JD: Right. And thinking about the use of the façade. I think about something like the Olympics, or I think about the “White City” of Chicago. I think about this history of the global fair. What is it to put up this image of America? Just thinking about ways of breaking through this forth wall of existence.
EL: Often, the built forms that exist in your exhibitions—the pedestals in this show, for instance—show their “bones” in a sense. They are often stripped down to their barest parts, while also existing in the exhibition space as obstructions or guides, directing the viewers through the space. How do you think about these constructions or display methods in the larger framework of your practice?
JD: Exhibitions have always been a huge part of my learning experiences. I spent a lot of time when I was younger being able to go to different art shows in town, and I would go to the library and look at different monographs. With these shows, I thought about and saw how they were putting things together. Later, with my own artwork, I saw how people were moving within the space where the work was being shown. I wanted to be able to interact not only with the mind and the eye, but also the body.
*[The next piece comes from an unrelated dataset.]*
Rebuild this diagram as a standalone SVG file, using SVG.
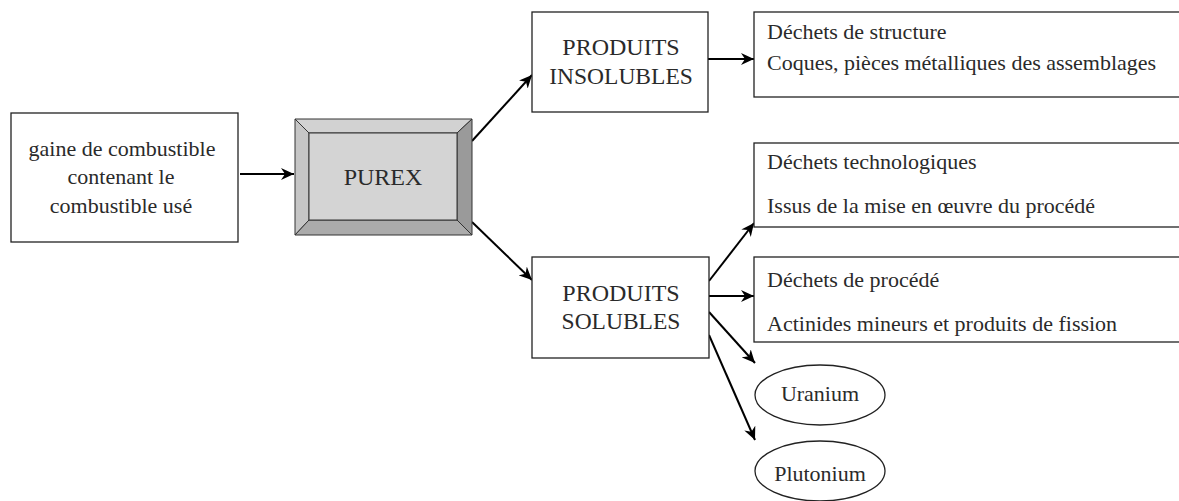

Part of installing and curating a space is the relationship to your viewer, and you can use your object in space to create a dance or relationship to your viewer as though you. I think about what it is to read a wall. The architecture of an exhibition is my chance of being able to build and create a specific environment or system that I'm trying to break down. And so I think that there is power in the ways in which you make space for or against people. And so why not use that? It's language. There is power in how you make space for or against people. And so why not use that? How the work looks is related to the bones of things—what's really holding things up and how fragile can those structures be? How easily can they be shifted and changed?
EL: Right. It feels like exhibition-making is often about concealment. There's this sense, especially in big old institutions, that certain structures or methods of display have always been there and have to look a certain way…but the aesthetics of your show, the grommets that you hang your paintings from and the exposed hardware of the pedestals, are all about the scaffolding, about showing what stuff is made of.
JD: Within larger institutions, these things are meant to be seen as foolproof, as historical.
JD: Exactly. No faults. But if I'm going to give you a fake wall, you're going to be able to see the cracks, you're going to be able to see the paint drips, and you're going to be able to see how one screw is further in and more structurally sound than the other. It speaks to frailty, but it also to energy, to capability. Institutions don't want to have an open conversation about that because it allows people to see the cracks and find their own autonomy and agency. I think that these things need to be talked about, things that need to be seen.